» Records for this exercise:
|---|

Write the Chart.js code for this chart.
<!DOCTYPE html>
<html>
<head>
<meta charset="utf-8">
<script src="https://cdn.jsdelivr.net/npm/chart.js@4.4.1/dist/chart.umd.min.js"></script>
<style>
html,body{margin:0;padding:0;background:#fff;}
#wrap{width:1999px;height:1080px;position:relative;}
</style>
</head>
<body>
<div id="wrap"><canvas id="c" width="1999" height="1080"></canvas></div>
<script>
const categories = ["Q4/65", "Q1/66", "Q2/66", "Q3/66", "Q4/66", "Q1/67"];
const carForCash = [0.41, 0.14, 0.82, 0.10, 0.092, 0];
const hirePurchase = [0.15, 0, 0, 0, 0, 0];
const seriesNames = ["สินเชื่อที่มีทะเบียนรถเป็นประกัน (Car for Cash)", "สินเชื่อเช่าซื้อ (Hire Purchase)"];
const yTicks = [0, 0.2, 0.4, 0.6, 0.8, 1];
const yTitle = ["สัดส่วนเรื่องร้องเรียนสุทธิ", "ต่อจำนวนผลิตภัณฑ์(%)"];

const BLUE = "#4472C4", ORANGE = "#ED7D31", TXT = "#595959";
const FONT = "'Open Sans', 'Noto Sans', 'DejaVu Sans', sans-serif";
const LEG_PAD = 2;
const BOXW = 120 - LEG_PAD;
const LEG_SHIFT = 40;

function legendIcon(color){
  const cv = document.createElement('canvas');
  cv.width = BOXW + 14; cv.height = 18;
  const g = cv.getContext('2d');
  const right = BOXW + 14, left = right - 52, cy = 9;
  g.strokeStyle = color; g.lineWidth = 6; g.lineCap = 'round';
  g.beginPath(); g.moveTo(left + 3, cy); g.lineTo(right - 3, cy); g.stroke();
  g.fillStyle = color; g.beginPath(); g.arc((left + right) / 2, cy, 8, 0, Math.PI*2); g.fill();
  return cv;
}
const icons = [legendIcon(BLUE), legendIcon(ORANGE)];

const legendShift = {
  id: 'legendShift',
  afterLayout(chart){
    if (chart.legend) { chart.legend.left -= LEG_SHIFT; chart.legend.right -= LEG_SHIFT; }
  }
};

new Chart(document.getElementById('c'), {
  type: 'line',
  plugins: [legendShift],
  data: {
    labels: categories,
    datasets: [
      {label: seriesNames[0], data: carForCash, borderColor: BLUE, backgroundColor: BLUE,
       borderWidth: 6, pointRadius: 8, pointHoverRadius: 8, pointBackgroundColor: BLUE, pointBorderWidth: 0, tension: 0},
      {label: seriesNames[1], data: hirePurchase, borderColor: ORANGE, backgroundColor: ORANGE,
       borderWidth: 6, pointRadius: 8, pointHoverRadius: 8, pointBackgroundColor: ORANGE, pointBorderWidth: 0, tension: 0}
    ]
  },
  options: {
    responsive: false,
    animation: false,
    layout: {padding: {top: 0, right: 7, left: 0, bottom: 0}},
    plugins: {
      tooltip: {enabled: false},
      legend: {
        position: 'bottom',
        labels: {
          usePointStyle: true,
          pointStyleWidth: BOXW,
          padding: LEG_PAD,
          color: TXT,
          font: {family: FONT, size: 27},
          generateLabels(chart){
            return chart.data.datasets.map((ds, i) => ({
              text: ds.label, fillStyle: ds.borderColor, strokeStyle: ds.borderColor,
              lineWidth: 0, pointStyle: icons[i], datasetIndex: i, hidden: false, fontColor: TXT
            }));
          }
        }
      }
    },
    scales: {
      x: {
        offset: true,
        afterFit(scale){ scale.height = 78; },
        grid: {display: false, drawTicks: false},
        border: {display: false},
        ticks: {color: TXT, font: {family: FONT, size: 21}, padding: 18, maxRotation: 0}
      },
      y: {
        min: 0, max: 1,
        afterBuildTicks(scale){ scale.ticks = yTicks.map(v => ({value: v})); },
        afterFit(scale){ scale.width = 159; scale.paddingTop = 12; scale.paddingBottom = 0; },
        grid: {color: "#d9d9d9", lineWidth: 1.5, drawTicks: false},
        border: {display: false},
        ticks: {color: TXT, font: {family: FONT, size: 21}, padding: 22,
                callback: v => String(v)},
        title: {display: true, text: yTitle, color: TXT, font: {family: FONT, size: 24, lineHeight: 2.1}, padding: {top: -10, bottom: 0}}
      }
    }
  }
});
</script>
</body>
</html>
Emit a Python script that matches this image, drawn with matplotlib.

|---|

» Task goal: Output only the lines from the top of the entries through the one holding "const icons = [legendIcon(BLUE), legendIcon(ORANGE)];", copied exactly.

» The result:
Write the Chart.js code for this chart.
<!DOCTYPE html>
<html>
<head>
<meta charset="utf-8">
<script src="https://cdn.jsdelivr.net/npm/chart.js@4.4.1/dist/chart.umd.min.js"></script>
<style>
html,body{margin:0;padding:0;background:#fff;}
#wrap{width:1999px;height:1080px;position:relative;}
</style>
</head>
<body>
<div id="wrap"><canvas id="c" width="1999" height="1080"></canvas></div>
<script>
const categories = ["Q4/65", "Q1/66", "Q2/66", "Q3/66", "Q4/66", "Q1/67"];
const carForCash = [0.41, 0.14, 0.82, 0.10, 0.092, 0];
const hirePurchase = [0.15, 0, 0, 0, 0, 0];
const seriesNames = ["สินเชื่อที่มีทะเบียนรถเป็นประกัน (Car for Cash)", "สินเชื่อเช่าซื้อ (Hire Purchase)"];
const yTicks = [0, 0.2, 0.4, 0.6, 0.8, 1];
const yTitle = ["สัดส่วนเรื่องร้องเรียนสุทธิ", "ต่อจำนวนผลิตภัณฑ์(%)"];

const BLUE = "#4472C4", ORANGE = "#ED7D31", TXT = "#595959";
const FONT = "'Open Sans', 'Noto Sans', 'DejaVu Sans', sans-serif";
const LEG_PAD = 2;
const BOXW = 120 - LEG_PAD;
const LEG_SHIFT = 40;

function legendIcon(color){
  const cv = document.createElement('canvas');
  cv.width = BOXW + 14; cv.height = 18;
  const g = cv.getContext('2d');
  const right = BOXW + 14, left = right - 52, cy = 9;
  g.strokeStyle = color; g.lineWidth = 6; g.lineCap = 'round';
  g.beginPath(); g.moveTo(left + 3, cy); g.lineTo(right - 3, cy); g.stroke();
  g.fillStyle = color; g.beginPath(); g.arc((left + right) / 2, cy, 8, 0, Math.PI*2); g.fill();
  return cv;
}
const icons = [legendIcon(BLUE), legendIcon(ORANGE)];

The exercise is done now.